Springtime in the Mountains


What drama! We went from blooming orchards one afternoon to 6 inches of snow the next morning – but it’s all beautiful.
Apr 4


What drama! We went from blooming orchards one afternoon to 6 inches of snow the next morning – but it’s all beautiful.
Apr 4
Evening Near Bountiful
Stormy Day at Blue Spring
Quiet Clearing
El Valle Orchard
As I mentioned in an earlier post, this has been a difficult spring for me. My father died last month, and I’ve been spending alot of time with my family in Texas. The paintings above are part of an ongoing spring collection entitled “Arboles Y Agua” featured this month at Copper Moon Gallery in Taos. You can view them in more detail on my Recent Work page, click on “permalink” for image titles and information. The gallery will be hosting a “meet the artist” day on Earth Day, Aprill 22nd. More details to follow!
Mar 28
I’m very pleased to announce that I’m the featured artist in the Spring issue of Taos Magazine. I’ll be posting the new paintings I’ve completed for my ongoing body of work, “Arboles y Agua” in the next few days.
Mar 28
My father, Henry Stapper, died March 11 at the age of 80. He was a private person, but I don’t think he’d mind if I share this story:
Four years ago, Dad and I made a pilgrimage to the Antique Rose Emporium, our favorite springtime excursion close to his home near San Antonio. It was our routine to head first for the vast selection of antique roses for sale, then to take our time wandering the several acres of display gardens where the old roses are planted among perennials and Texas natives, rambling over adobe walls and pergolas and surrounding fountains and farm style outbuildings. We rounded a corner and stopped short, grinning at each other in amazement. The old fashioned fenced yard in front of us was waist high in deep crimson, ruffle headed poppies. Neither of us had ever seen anything like it, and Dad was enchanted. The path through this riot of color led to the porch of the “farmhouse” sales office. Inside, he asked about the poppies. The saleswoman was reluctant to sell him the seeds – they were rather unpredictable, she explained, and tended to come up with a single head rather than the ruffles we’d seen outside. Dad didn’t care, he just loved the color and so he bought some seed anyway.
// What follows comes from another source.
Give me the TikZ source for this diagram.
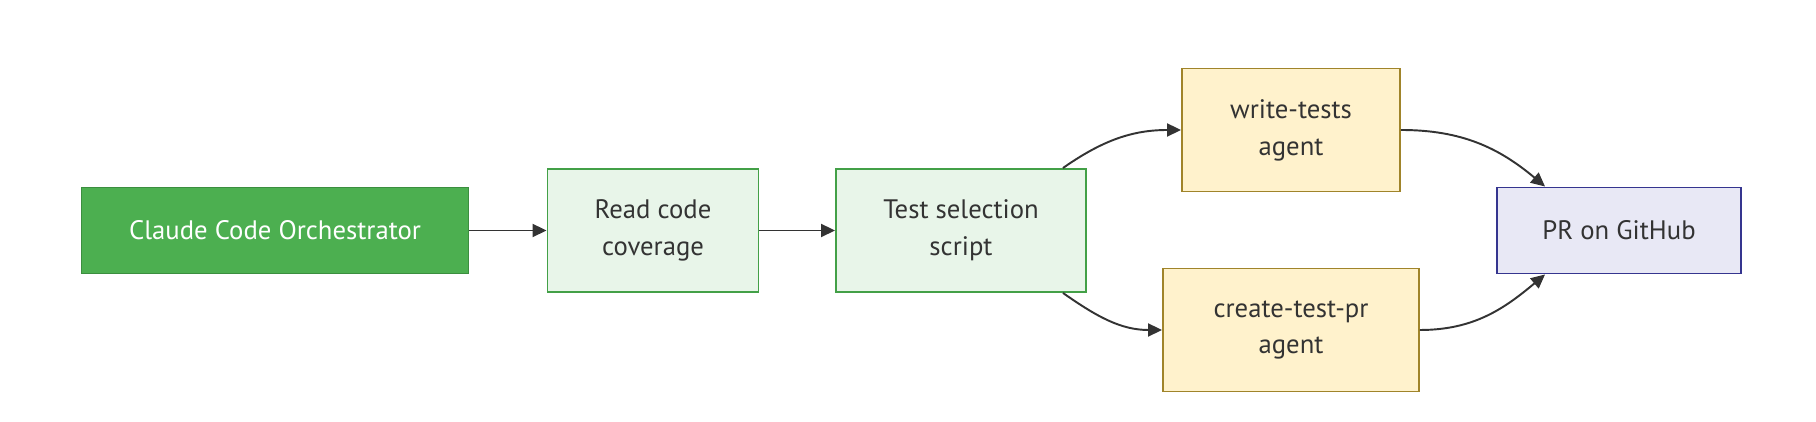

In most areas of his life, my father was conservative, a cautious product of his Depression era upbringing on a dryland farm. But in his gardening, my father was a fearless gambler. He was willing to try growing just about anything, and even the most pathetic or unlikely plants flourished under his care. “I’ll just stick it in the ground and see what happens” he was fond of saying, and so he did with the poppies, scattering the seed in a corner of his large vegetable garden.
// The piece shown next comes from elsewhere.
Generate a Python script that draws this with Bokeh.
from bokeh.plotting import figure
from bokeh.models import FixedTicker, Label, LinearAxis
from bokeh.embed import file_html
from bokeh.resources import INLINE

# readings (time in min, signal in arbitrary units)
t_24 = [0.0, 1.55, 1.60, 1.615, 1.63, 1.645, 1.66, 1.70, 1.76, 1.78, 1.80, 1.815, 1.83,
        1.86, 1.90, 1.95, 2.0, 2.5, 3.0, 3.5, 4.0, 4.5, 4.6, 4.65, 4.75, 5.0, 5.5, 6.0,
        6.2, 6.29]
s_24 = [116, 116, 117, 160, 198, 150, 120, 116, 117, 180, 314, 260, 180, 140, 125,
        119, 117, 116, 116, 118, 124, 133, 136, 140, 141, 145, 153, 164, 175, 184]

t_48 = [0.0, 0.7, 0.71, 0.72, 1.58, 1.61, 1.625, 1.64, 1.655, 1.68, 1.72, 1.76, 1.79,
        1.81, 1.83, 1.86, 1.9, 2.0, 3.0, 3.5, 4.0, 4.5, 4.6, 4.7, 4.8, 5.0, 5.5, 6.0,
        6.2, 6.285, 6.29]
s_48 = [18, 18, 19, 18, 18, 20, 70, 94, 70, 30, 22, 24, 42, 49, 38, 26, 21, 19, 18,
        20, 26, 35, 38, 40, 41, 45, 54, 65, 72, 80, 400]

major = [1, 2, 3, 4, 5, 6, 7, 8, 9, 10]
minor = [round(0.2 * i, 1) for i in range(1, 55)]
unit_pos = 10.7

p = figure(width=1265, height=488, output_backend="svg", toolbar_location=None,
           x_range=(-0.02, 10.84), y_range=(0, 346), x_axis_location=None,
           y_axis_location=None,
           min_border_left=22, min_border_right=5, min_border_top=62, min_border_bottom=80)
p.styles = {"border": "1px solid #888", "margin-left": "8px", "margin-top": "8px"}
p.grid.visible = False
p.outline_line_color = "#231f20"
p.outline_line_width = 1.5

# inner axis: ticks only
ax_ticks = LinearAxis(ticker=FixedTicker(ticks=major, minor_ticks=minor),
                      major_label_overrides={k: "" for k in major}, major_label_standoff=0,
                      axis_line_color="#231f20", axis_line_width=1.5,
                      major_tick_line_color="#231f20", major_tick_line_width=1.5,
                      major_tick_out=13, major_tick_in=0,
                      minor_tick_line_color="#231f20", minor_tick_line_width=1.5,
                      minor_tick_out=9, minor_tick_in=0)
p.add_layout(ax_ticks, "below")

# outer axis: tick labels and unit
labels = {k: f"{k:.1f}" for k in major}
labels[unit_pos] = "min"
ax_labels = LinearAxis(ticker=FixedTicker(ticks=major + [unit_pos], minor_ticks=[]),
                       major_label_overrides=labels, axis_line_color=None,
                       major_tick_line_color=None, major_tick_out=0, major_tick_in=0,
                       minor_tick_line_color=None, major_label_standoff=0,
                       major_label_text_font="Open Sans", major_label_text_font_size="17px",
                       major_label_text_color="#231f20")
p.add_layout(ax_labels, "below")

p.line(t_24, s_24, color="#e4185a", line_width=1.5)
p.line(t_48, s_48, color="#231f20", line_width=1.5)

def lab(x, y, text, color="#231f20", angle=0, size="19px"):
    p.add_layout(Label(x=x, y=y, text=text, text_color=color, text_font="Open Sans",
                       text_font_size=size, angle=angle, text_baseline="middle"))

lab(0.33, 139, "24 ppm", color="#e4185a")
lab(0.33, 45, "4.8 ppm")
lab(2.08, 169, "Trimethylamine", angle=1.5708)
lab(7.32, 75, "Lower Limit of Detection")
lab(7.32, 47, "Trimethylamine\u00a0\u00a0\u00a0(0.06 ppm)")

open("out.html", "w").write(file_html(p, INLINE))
Nothing much happened the following spring, and nothing at all came up in the drought year after that. But this spring, the poppies came early to Dad’s garden. He’d missed gardening for some time, his leukemia had weakened him too much to work outside. When I finally walked down to the vegetable garden, I stopped short in amazement. The poppies had taken over entirely, an exuberant explosion of red that overran the orderly rows and bounded through the fence and down the hill. Singles and ruffles, my brother and I gathered an armful to take inside for Dad to enjoy one last time.
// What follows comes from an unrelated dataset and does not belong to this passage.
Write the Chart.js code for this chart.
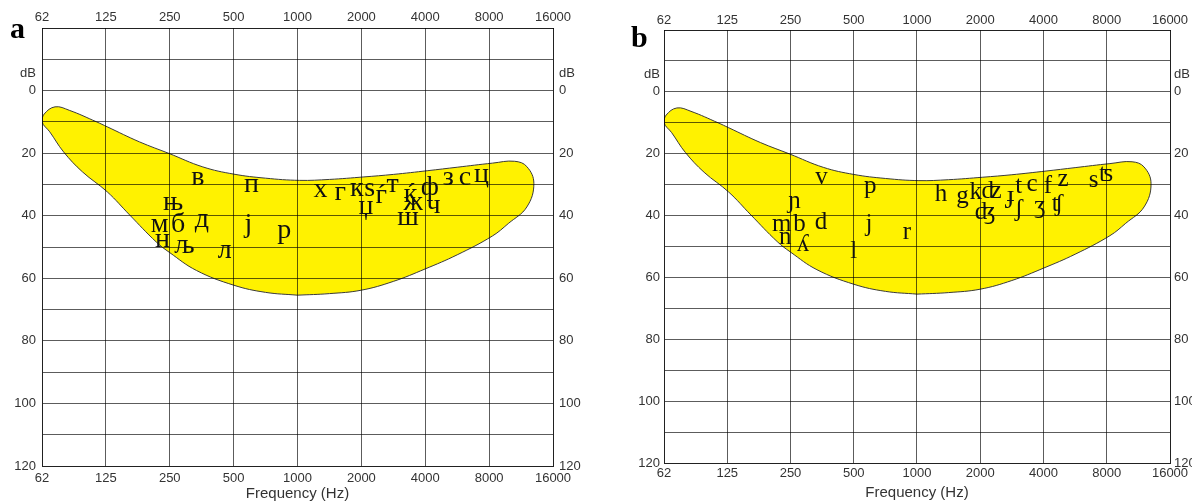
<!DOCTYPE html>
<html>
<head>
<meta charset="utf-8">
<script src="https://cdn.jsdelivr.net/npm/chart.js@4.4.1/dist/chart.umd.min.js"></script>
<style>
  html, body { margin: 0; padding: 0; background: #fff; width: 1192px; height: 502px; overflow: hidden; }
  canvas { position: absolute; top: 0; }
  #chartA { left: 0; }
  #chartB { left: 600px; }
</style>
</head>
<body>
<canvas id="chartA" width="600" height="502"></canvas>
<canvas id="chartB" width="592" height="502"></canvas>
<script>
// octave grid and its labels
const freqTicks = [62.5, 125, 250, 500, 1000, 2000, 4000, 8000, 16000];
const freqLabels = ['62', '125', '250', '500', '1000', '2000', '4000', '8000', '16000'];
const dbGrid = [-20, -10, 0, 10, 20, 30, 40, 50, 60, 70, 80, 90, 100, 110, 120];
const dbLabelled = [0, 20, 40, 60, 80, 100, 120];
const unitDb = -5.5;

// speech banana outline (Hz, dB HL)
const bananaHz = [1000, 707, 500, 334, 250, 216, 162, 127, 97, 79, 68, 62.5, 64, 72, 84, 113, 127, 180, 248, 358,
  500, 707, 1021, 1414, 2056, 2828, 4113, 5657, 8282, 10556, 12046, 13000, 12046, 9849, 8282, 5657, 4000, 2828, 2000, 1414, 1000];
const bananaDb = [65.4, 64.5, 62.2, 57.5, 51.8, 48.4, 39.8, 32.4, 26, 19.6, 13.2, 10, 7.5, 5.2, 6.3, 10, 11.6, 16.4, 20.1, 24.4,
  26.7, 28.0, 28.7, 28.4, 27.6, 26.8, 25.6, 24.5, 23.2, 22.6, 24.3, 29.7, 37.2, 42.5, 46.5, 52.5, 57, 61, 63.8, 64.9, 65.4];

// panel a: Cyrillic letters
const cyrLetters = ['в', 'п', 'њ', 'м', 'б', 'д', 'н', 'љ', 'л', 'ј', 'р', 'х', 'г', 'к', 'ѕ', 'џ', 'ѓ', 'т', 'ќ', 'ф', 'з', 'с', 'ц', 'ж', 'ч', 'ш'];
const cyrHz = [339, 607, 259, 224, 274, 354, 231, 293, 454, 587, 865, 1284, 1591, 1905, 2188, 2100, 2480, 2810, 3410, 4200, 5135, 6150, 7360, 3508, 4378, 3317];
const cyrDb = [27.6, 29.7, 35.4, 42.5, 42.5, 40.9, 47.3, 49.4, 51, 42.5, 44.6, 31.2, 32.3, 30.9, 30.9, 36.9, 33.4, 29.9, 32.9, 30.8, 27.6, 27.6, 26.5, 35.6, 36.6, 40.4];

// panel b: IPA symbols
const ipaLetters = ['v', 'p', 'ɲ', 'm', 'b', 'd', 'n', 'ʎ', 'l', 'j', 'r', 'h', 'g', 'k', 'ʣ', 'ɟ', 't', 'c', 'f', 'z', 's', 'ʦ', 'ʤ', 'ʃ', 'ʒ', 'ʧ'];
const ipaHz = [351, 599, 261, 227, 276, 349, 236, 287, 500, 591, 895, 1302, 1647, 1905, 2266, 2790, 3053, 3531, 4200, 4960, 6918, 7950, 2115, 3053, 3838, 4660];
const ipaDb = [27.4, 30.1, 35.2, 42.5, 42.5, 42, 46.8, 49, 51.2, 42.5, 45.2, 32.9, 33.4, 32.3, 31.8, 33.4, 30.2, 29.6, 30.2, 28.1, 28.4, 26.4, 38.8, 37.7, 36.6, 36.1];

const GRID = 'rgba(0,0,0,0.64)';
const TXT = '#333';
const SANS = '"Liberation Sans", Arial, sans-serif';

function makePanel(id, p) {
  const ctx = document.getElementById(id).getContext('2d');

  const overlay = {
    id: 'overlay',
    afterDraw(chart) {
      const c = chart.ctx, a = chart.chartArea, x = chart.scales.x, y = chart.scales.y;
      c.save();
      c.fillStyle = '#111';
      c.textAlign = 'center';
      c.textBaseline = 'middle';
      c.font = p.letterSize + 'px "Liberation Serif", "DejaVu Serif", serif';
      p.letters.forEach((t, i) => {
        c.fillText(t, x.getPixelForValue(p.hz[i]), y.getPixelForValue(p.db[i]) + 1);
      });
      c.fillStyle = TXT;
      c.font = '13px ' + SANS;
      const uy = y.getPixelForValue(unitDb);
      c.textAlign = 'right';
      c.fillText('dB', a.left - p.padL, uy);
      c.textAlign = 'left';
      c.fillText('dB', a.right + p.padR, uy);
      c.fillStyle = '#000';
      c.font = 'bold 30px "Liberation Serif", serif';
      c.textBaseline = 'alphabetic';
      c.fillText(p.tag, p.tagX, p.tagY);
      c.restore();
    }
  };

  const xAxis = (pos, pad, size) => ({
    type: 'logarithmic',
    position: pos,
    min: 62.5,
    max: 16000,
    bounds: 'data',
    afterBuildTicks: s => { s.ticks = freqTicks.map(v => ({ value: v })); },
    afterFit: s => { s.height = size; },
    grid: { display: pos === 'bottom', color: GRID, lineWidth: 1, drawTicks: false, z: 1 },
    border: { color: GRID, z: 1 },
    ticks: {
      autoSkip: false, maxRotation: 0, padding: pad, color: TXT,
      font: { family: SANS, size: 13 },
      callback: (v, i) => freqLabels[i]
    },
    title: {
      display: pos === 'bottom', text: 'Frequency (Hz)', color: TXT,
      font: { family: SANS, size: 15 }, padding: { top: 0, bottom: p.titleB }
    }
  });

  const yAxis = (pos, pad, size) => ({
    type: 'linear',
    position: pos,
    reverse: true,
    min: -20,
    max: 120,
    afterBuildTicks: s => { s.ticks = dbGrid.map(v => ({ value: v })); },
    afterFit: s => { s.width = size; },
    grid: { display: pos === 'left', color: GRID, lineWidth: 1, drawTicks: false, z: 1 },
    border: { color: GRID, z: 1 },
    ticks: {
      autoSkip: false, padding: pad, color: TXT,
      font: { family: SANS, size: 13 },
      callback: v => dbLabelled.includes(v) ? String(v) : ''
    }
  });

  return new Chart(ctx, {
    type: 'line',
    data: {
      datasets: [{
        data: bananaHz.map((f, i) => ({ x: f, y: bananaDb[i] })),
        xAxisID: 'x',
        yAxisID: 'y',
        backgroundColor: '#fff200',
        borderColor: '#3a3a3a',
        borderWidth: 1,
        pointRadius: 0,
        tension: 0.4,
        fill: 'shape'
      }]
    },
    options: {
      responsive: false,
      animation: false,
      events: [],
      layout: { padding: 0 },
      plugins: { legend: { display: false }, tooltip: { enabled: false } },
      scales: {
        x: xAxis('bottom', p.padB, p.bottom),
        x2: xAxis('top', p.padT, p.top),
        y: yAxis('left', p.padL, p.left),
        y2: yAxis('right', p.padR, p.right)
      }
    },
    plugins: [overlay]
  });
}

makePanel('chartA', {
  left: 42, right: 47, top: 28, bottom: 36,
  padL: 6, padR: 6, padT: 3, padB: 5, titleB: -1,
  letters: cyrLetters, hz: cyrHz, db: cyrDb, letterSize: 28,
  tag: 'a', tagX: 10, tagY: 38
});

makePanel('chartB', {
  left: 64, right: 22, top: 30, bottom: 39,
  padL: 4, padR: 4, padT: 2, padB: 3, titleB: 0,
  letters: ipaLetters, hz: ipaHz, db: ipaDb, letterSize: 25,
  tag: 'b', tagX: 31, tagY: 47
});
</script>
</body>
</html>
Like Dad, I’m something of late bloomer, but here are a few things I’ve learned:
Don’t be a quitter.
Trust through the fallow spell.
Be diligent and attentive – you may or may not be rewarded.
Love beauty for its own sake.
You can never have too many flowers.
Jan 13

Slow Evening Drift
It’s a new year, and time to get busy painting! The name for my new body of work (since I like to name things) is Arboles y Agua (Trees and Water). I’m in love with grays lately, as this piece reflects. This one isn’t finished, but I can feel it beginning to come together. 2012 will be a year of many changes for me. I’ll be spending more time in Texas with my family, especially with my Dad. And I’ll be saying goodbye to Ojo Sarco this spring – I’ve really loved living here but my circumstances have changed, so I’ll be moving soon – hopefully closer to Taos. Here is one of my favorite poems about change from William Stafford:
YES
It could happen any time, tornado,
earthquake, Armageddon. It could happen
Or sunshine, love, salvation.
It could, you know. That’s why we wake
and look out – no guarantees in this life.
But some bonuses, like morning,
like right now,
like noon,
like evening.
I live and paint in a small community on the edge of the Pecos Wilderness in rural Northern New Mexico. After many years on other paths, I’ve found a haven for my life’s work in the serenity of these mountains.